# Bama Commercial Leasing sold my Lease to Inovative anyone dealing with this?



## SlickwillieEHT (Nov 22, 2015)

Anyone dealing with Inovative takeing over Bama Commercial Leasing accounts?


----------



## pacifico (May 13, 2017)

Banks use to do the same nothing changes another owner collects profits


----------



## Uberdriver2710 (Jul 15, 2015)

Yes, innovative has mine.
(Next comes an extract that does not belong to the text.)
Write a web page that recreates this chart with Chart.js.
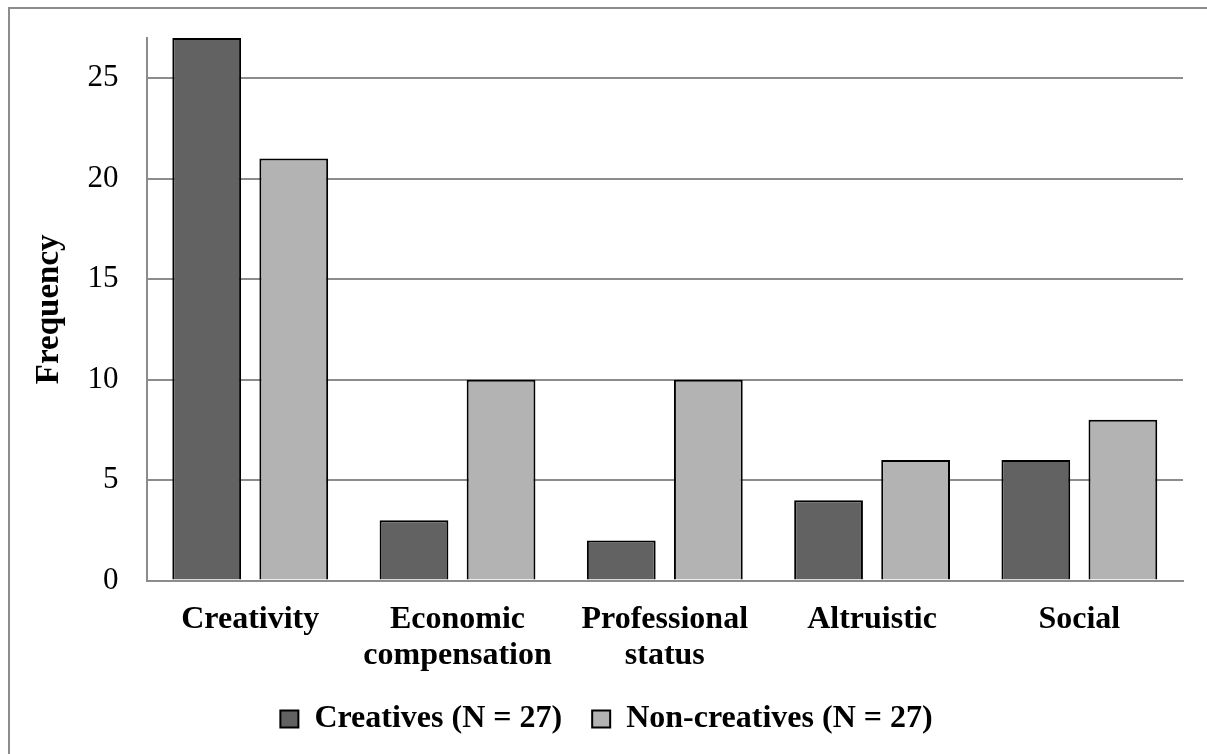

Not happy.

Is there anything I can do short of giving up the car?


----------



## Uncle-not-Ant (Oct 14, 2016)

pacifico said:


> Banks use to do the same nothing changes another owner collects profits


In BAMA'S case, things did change.

Maintenence that was covered at the dealership under the lease agreement, now have to be paid by drivers upfront and send receipts for reimbursement that will eventually be credited toward lease payments.

For drivers that are just squeezing by, this is a huge financial hardship.

Return of the leased vehicle no longer happens at the dealership and in some cases is happening with a third/fourth party at an auction house.

I think that BAMA has breached the lesses with these substantial changes that drivers never agreed with.


----------



## pacifico (May 13, 2017)

Uncle-not-Ant said:


> In BAMA'S case, things did change.
> 
> Maintenence that was covered at the dealership under the lease agreement, now have to be paid by drivers upfront and send receipts for reimbursement that will eventually be credited toward lease payments.
> 
> ...


All the time you borrow money to buy a car the only thing you have is payments and a fast depreciating product


----------



## Uberdriver2710 (Jul 15, 2015)

pacifico said:


> All the time you borrow money to buy a car the only thing you have is payments and a fast depreciating product


It's a lease...silly

I don't actually own the car.


----------



## pacifico (May 13, 2017)

Uberdriver2710 said:


> It's a lease...silly
> 
> I don't actually own the car.


even worst than buying it, for manufacturers and financial there is no diffence they rip you off one way or the other


----------



## Uberdriver2710 (Jul 15, 2015)

pacifico said:


> even worst than buying it, for manufacturers and financial there is no diffence they rip you off one way or the other


Yes, true...though,I'd rather lease.

Nobody really own their cars anyway! Just stop paying your registration, and find out!


----------



## Uncle-not-Ant (Oct 14, 2016)

Innovative tried to buy out the Uber 
xchange leasing, but uber went with another.


----------